Lyrically, Wolfe enjoys keeping her writings cryptic, as to keep the details of her personal life in the shadows. Yet, she has shown that explicit details are not needed to carry the emotional intensity of her stories. Tracks like “Spun” and “Vex” tell of her twisting and turning in restlessness as she battles to break an unnamed addiction with lines like “You leave me reckless / You leave me sick / I destroy myself / And then I want it again” and “I swore off obsidian thoughts / And lay awake on broken glass” while also gaining a new perspective as she reflects on her struggle in the lines “Cut through the fear conditioning / To finally understand / It was all and everything or nothing”

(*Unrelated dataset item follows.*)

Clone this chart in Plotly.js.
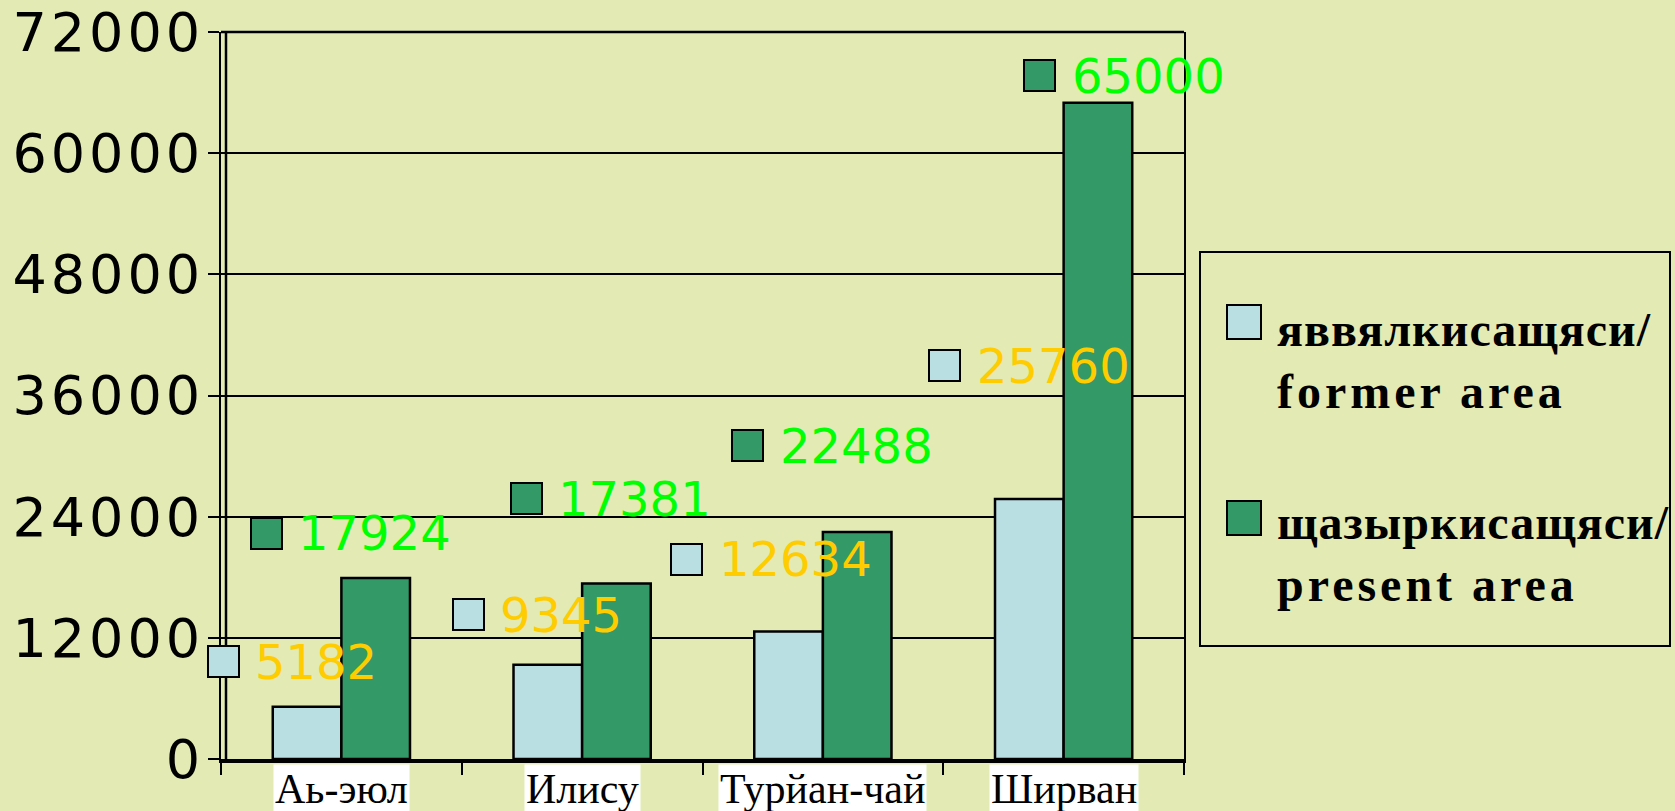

“16 Psyche” on the other hand details the strong desire for escapism in the midst of overwhelming circumstances. The grumbling guitars that mix with Wolfe’s aching voice makes for a very emotive song, relaying feelings of desperation and helplessness in the lines “I feel it crawl up my legs / Let me wrap you up in these thighs / It gets me out of my head again” and “I can’t / She said / I’d save you but the world’s bent”

Other songs like “The Culling” and “Particle Flux” seem to follow the timeline of a love which must inevitably self-destruct; structured to be gentle and vocally intricate at the start with lines like “Here, time is endless / The voices I love call me home / Who knows for all distance? / What fuses me into you, now?”, until Wolfe suddenly drops into a bombardment of instrumental noise and regresses her lyrical complexity to the repetition of one lyric which serves as the singularity for her obsession; “Sweet dead eyes / I long to hear you again.” “Static Hum” feels more sporadic, with periods of quiet humming and chaotic noise joined together to portray a sense of instability, denoting perhaps the times when Wolfe felt defeated and ready to give up; the “glitch of a woman self-destructing.”

Lastly, there is the familial secret which Wolfe had struggled to process for over a decade. Containing the most jagged and painful lyrics by far are the songs in which she explores this aspect of her thoughts, one of which is the last song on the album and leaves listeners with a painful silence, such that they too can process the severity of her burden. The anger in “Twin Fawn” feels directed more to the pain of her knowing what happened than it is towards what actually happened. In the chorus, she howls “I held you sober, white smoke and low life / A big pill to swallow, a mountain to climb.” Meanwhile, in “Scrape”, the last song, she transforms her fury and places herself in the minds of the women who came before her in her family, and who had been destroyed by their secret. The lines “You carrier / You’ll never see / What came undone / What you took from me” seem to float out of her lungs distraught at the irreversible state of what happened, yet near the end there is determination to move on despite the damage that has been done as seen in the lines “Holy odium / Blotted memory / But my regret will never consume me.” Although the pain in her family cannot be expelled, Wolfe will not allow herself to be destroyed by it; instead, she moves on to create and inspire.

Overall, Hiss Spun is an insightful glimpse into the brilliant mind of Chelsea Wolfe. The complexity and wide variety of lyrics and song structures that Wolfe has carefully woven together beautifully reflect the similar complexity of her heart and mind. She has unabashedly delved into the darkest parts of herself and dissected them, resurfacing with a newfound courage to rise above her pain and shed her old shell in favor of growing into a stronger version of herself; one who is not afraid claw over mountains and fall into the new realities that lie on the other end. Her spirit has transformed once again, as it always will, this time feeling like a soft rain at dawn after a night of endless storms; the sun hasn’t come yet, but it will.